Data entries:
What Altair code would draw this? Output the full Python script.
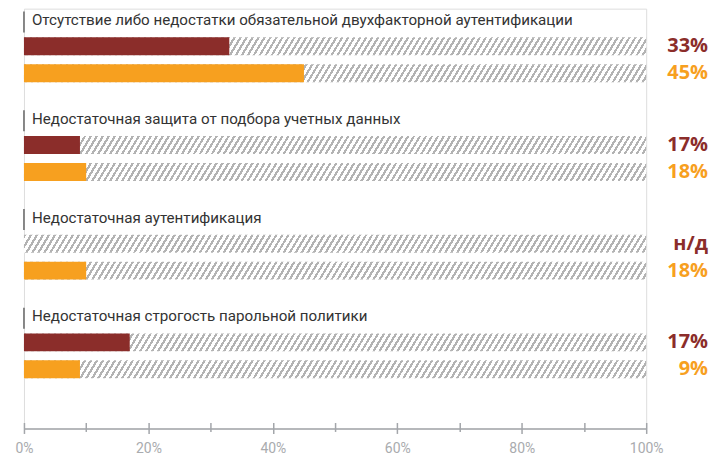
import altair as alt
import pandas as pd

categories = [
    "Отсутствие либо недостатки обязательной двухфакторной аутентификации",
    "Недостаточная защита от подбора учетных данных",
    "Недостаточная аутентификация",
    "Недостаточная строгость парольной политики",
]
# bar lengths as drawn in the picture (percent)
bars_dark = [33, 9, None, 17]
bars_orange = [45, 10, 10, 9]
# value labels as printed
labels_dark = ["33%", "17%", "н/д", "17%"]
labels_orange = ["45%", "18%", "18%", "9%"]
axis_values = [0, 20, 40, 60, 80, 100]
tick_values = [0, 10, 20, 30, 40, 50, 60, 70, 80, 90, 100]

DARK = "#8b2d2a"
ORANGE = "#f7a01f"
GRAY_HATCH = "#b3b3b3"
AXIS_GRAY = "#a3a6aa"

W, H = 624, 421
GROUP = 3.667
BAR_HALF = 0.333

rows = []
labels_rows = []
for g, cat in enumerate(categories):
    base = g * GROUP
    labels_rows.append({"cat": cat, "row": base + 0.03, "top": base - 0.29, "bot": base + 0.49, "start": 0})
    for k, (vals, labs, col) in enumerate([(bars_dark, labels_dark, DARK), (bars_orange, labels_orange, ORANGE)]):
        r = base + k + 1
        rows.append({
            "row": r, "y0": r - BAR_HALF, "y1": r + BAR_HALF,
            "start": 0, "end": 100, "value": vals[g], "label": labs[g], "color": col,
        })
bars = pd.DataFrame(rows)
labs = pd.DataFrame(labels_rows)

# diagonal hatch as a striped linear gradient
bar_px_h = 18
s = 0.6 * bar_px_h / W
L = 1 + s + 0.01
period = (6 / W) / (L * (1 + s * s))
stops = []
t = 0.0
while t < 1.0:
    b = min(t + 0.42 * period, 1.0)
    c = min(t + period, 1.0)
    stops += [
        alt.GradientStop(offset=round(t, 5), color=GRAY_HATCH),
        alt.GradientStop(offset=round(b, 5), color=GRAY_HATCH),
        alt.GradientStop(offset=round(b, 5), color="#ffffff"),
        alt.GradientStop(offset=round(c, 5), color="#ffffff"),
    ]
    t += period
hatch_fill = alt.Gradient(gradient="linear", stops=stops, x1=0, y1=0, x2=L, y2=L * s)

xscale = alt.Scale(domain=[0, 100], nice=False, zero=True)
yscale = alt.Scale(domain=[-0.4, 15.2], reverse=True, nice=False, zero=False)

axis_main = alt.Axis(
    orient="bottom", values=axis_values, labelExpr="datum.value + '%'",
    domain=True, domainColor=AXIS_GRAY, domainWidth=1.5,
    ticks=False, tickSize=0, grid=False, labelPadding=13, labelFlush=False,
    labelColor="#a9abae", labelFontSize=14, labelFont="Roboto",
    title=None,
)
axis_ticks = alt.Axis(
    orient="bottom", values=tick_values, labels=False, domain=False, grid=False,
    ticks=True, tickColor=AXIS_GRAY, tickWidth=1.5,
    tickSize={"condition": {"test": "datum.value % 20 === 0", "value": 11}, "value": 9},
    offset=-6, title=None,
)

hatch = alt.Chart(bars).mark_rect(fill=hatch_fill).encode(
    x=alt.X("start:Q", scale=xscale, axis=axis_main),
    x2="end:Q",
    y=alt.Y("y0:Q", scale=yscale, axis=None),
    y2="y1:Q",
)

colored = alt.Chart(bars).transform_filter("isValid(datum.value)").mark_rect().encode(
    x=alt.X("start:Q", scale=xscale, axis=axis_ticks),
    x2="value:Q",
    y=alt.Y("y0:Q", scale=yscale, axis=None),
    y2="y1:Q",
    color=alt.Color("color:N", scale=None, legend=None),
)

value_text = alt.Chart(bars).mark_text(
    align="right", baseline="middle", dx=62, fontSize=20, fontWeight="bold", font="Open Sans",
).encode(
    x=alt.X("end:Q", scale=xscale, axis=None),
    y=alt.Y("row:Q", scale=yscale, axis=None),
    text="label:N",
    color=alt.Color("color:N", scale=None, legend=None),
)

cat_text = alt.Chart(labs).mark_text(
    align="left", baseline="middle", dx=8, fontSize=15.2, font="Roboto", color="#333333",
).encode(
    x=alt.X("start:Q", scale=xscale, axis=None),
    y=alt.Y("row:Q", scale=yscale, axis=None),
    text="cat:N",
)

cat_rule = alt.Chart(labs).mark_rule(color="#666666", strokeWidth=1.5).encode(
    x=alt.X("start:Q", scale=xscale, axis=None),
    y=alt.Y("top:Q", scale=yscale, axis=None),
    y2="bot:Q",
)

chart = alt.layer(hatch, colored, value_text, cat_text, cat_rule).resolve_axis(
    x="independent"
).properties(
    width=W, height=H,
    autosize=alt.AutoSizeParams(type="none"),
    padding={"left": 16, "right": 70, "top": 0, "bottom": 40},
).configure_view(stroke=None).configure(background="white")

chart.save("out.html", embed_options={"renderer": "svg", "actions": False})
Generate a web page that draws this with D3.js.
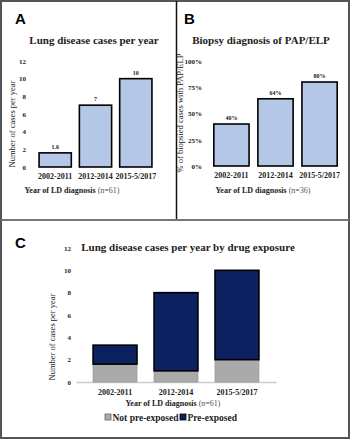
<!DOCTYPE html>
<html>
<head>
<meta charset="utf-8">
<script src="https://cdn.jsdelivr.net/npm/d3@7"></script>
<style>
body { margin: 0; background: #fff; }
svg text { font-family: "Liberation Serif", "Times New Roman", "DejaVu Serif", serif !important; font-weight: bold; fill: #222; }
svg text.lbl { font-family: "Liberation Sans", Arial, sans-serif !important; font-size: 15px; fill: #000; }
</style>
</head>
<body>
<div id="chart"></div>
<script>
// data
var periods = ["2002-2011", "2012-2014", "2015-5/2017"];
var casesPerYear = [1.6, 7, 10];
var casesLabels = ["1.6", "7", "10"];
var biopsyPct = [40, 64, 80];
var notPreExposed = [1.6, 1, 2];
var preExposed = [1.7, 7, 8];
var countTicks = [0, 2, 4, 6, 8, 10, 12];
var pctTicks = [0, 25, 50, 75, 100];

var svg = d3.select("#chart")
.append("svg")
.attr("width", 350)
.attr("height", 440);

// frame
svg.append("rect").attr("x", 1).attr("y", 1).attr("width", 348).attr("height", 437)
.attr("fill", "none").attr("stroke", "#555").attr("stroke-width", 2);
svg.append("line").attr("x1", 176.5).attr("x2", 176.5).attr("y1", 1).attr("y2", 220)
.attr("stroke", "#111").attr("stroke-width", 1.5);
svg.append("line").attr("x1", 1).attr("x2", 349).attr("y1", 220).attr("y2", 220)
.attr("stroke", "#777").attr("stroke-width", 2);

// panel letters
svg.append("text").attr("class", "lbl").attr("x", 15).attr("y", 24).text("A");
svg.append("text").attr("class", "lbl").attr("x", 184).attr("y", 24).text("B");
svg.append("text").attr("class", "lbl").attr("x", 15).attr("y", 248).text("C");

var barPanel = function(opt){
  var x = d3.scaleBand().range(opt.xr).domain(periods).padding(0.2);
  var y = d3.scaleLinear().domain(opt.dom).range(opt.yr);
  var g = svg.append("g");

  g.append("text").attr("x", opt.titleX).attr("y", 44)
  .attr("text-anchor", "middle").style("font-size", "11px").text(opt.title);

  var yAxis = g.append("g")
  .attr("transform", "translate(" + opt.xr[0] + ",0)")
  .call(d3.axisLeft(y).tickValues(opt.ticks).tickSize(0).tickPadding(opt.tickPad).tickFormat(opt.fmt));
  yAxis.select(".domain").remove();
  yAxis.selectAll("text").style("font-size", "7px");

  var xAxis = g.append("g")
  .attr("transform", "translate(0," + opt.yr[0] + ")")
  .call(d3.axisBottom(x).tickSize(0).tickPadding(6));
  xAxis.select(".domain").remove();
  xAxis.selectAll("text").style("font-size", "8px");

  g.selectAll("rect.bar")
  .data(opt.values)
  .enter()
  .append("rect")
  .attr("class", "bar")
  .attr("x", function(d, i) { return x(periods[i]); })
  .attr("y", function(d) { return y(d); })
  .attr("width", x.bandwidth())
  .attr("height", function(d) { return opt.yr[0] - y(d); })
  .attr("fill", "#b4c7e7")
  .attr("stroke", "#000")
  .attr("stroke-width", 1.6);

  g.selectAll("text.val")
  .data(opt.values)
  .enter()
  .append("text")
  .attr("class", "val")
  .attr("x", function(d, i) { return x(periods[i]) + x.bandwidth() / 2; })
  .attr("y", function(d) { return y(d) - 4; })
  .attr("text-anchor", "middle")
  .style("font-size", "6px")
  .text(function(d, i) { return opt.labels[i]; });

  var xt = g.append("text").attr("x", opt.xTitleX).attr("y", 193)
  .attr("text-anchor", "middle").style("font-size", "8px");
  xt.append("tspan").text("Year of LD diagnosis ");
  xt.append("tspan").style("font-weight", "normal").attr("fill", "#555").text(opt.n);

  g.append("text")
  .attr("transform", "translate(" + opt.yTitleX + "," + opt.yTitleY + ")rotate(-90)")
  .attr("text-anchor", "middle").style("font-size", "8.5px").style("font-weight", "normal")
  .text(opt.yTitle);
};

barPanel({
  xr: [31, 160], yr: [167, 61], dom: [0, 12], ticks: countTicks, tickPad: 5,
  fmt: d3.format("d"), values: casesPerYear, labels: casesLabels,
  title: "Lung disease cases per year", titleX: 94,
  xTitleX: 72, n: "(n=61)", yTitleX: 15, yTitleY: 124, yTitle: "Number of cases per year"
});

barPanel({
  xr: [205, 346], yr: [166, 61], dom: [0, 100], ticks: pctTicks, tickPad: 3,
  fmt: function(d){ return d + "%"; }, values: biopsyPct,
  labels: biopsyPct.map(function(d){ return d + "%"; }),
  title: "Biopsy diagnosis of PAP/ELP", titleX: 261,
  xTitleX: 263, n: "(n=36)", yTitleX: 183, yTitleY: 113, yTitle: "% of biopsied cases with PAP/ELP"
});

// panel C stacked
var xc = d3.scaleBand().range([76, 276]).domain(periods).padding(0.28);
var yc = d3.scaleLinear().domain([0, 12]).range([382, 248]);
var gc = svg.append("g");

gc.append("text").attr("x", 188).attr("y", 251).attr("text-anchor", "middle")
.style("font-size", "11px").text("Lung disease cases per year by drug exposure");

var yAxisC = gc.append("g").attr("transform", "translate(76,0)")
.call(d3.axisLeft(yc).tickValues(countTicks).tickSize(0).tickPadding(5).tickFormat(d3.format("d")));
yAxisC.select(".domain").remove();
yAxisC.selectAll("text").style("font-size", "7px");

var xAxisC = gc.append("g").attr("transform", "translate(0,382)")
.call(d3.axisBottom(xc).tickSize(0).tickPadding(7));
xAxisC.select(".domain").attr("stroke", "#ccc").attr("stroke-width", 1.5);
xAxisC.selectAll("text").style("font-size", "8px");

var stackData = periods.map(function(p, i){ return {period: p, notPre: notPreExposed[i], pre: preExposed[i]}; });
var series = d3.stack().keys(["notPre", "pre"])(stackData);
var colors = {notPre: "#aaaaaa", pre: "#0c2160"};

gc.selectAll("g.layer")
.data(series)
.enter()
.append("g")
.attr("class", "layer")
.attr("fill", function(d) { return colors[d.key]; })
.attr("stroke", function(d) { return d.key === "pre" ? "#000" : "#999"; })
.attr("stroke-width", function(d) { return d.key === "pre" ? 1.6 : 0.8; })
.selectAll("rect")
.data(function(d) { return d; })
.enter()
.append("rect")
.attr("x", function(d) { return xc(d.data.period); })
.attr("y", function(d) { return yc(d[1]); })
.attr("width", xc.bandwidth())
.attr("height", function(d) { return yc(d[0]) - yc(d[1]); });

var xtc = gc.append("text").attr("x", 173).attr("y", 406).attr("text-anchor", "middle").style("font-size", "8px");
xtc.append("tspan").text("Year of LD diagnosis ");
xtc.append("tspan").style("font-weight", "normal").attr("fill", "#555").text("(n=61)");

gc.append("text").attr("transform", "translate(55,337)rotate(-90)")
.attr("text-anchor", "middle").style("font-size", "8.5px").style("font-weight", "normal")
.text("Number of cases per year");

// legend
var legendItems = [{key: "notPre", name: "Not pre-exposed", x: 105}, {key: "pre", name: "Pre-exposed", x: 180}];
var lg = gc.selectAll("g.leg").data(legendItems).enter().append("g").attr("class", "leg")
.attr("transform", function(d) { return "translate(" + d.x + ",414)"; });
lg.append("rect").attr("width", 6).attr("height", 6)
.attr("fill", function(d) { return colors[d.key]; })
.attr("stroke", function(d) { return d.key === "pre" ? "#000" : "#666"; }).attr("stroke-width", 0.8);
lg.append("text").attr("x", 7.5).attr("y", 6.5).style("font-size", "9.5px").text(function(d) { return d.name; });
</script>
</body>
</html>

- REQUIREMENT: Repeat the records above exactly, from the first line through the line containing "import pandas as pd", and leave out the pictures.

- EXERCISE RESPONSE:
What Altair code would draw this? Output the full Python script.
import altair as alt
import pandas as pd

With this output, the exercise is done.